During his lengthy concert career, both as orchestra director and pianist, he presented programs of folk music, traditional tango and the tangos of Piazzolla as well as tracks from his own film scores, such as Seducción from the film Assasination Tango, and tracks from film scores written by other composers, such as Ennio Morricone’s Indagine su un cittadino al di sopra di ogni sospetto.

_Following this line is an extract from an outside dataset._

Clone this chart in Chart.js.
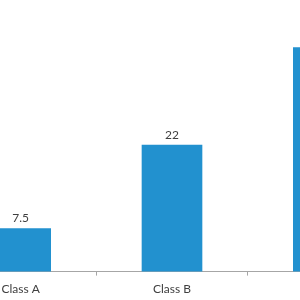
<!DOCTYPE html>
<html>
<head>
<meta charset="utf-8">
<script src="https://cdn.jsdelivr.net/npm/chart.js@4"></script>
<style>
  html, body { margin: 0; padding: 0; background: #fff; overflow: hidden; }
  #wrap { position: absolute; left: -55px; top: 0; width: 454px; height: 307px; }
</style>
</head>
<body>
<div id="wrap"><canvas id="barChart"></canvas></div>
<script>
const categories = ['Class A', 'Class B', 'Class C'];
const values = [7.5, 22, 39];

// draws the number above each bar
const valueLabels = {
    id: 'valueLabels',
    afterDatasetsDraw(chart) {
        const ctx = chart.ctx;
        ctx.save();
        ctx.font = '12px Lato';
        ctx.fillStyle = '#404040';
        ctx.textAlign = 'center';
        ctx.textBaseline = 'bottom';
        chart.getDatasetMeta(0).data.forEach((bar, i) => {
            ctx.fillText(String(values[i]), bar.x, bar.y - 4);
        });
        ctx.restore();
    }
};

document.addEventListener("DOMContentLoaded", function () {
    const ctx = document.getElementById('barChart');
    new Chart(ctx.getContext('2d'), {
        type: 'bar',
        data: {
            labels: categories,
            datasets: [{
                data: values,
                backgroundColor: '#2291cf',
                barThickness: 60
            }]
        },
        options: {
            responsive: true,
            maintainAspectRatio: false,
            animation: false,
            layout: { padding: { top: 13, bottom: 5 } },
            plugins: { legend: { display: false }, tooltip: { enabled: false } },
            scales: {
                x: {
                    grid: { drawOnChartArea: false, tickLength: 4, color: '#a6a6a6', offset: true },
                    border: { color: '#a6a6a6' },
                    ticks: { font: { family: 'Lato', size: 12 }, color: '#404040', padding: 6 }
                },
                y: { display: false, min: 0, max: 45 }
            }
        },
        plugins: [valueLabels]
    });
});
</script>
</body>
</html>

He played with various chamber ensembles, also as a duo with pianist Alberto Pizzo, violinist Andrea Cortesi and flautist Massimo Mercelli. He founded a quartet with Giovanni Tommaso on double bass, Daniel Bacalov on drums and percussion, at the bandoneón Héctor Ulises Passarella, and later Juanjo Mosalini and Gianni Iorio, playing a repertoire of tango and jazz. In the last years of his concert career, he developed the project “3 Piano Generations”, a repertoire of jazz, tangos, classical music and film scores, which was played on 3 pianos by Luis, Alberto Pizzo and, in turn at different concerts, by Stefano Bollani, Danilo Rea and Rita Marcotulli.
Luis received numerous awards and nominations for the film score of Il Postino: an Oscar by the Academy of Motion Pictures Arts and Science, a David di Donatello, a Globo d’Oro by the Italian Foreign Press Association, a Nastro d’Argento by the Italian National Syndicate of Film Journalists, a Bafta award by the British Academy for Film and Television Arts and a “Nino Rota” award.
Luis died on 15th November 2017 at the age of 84.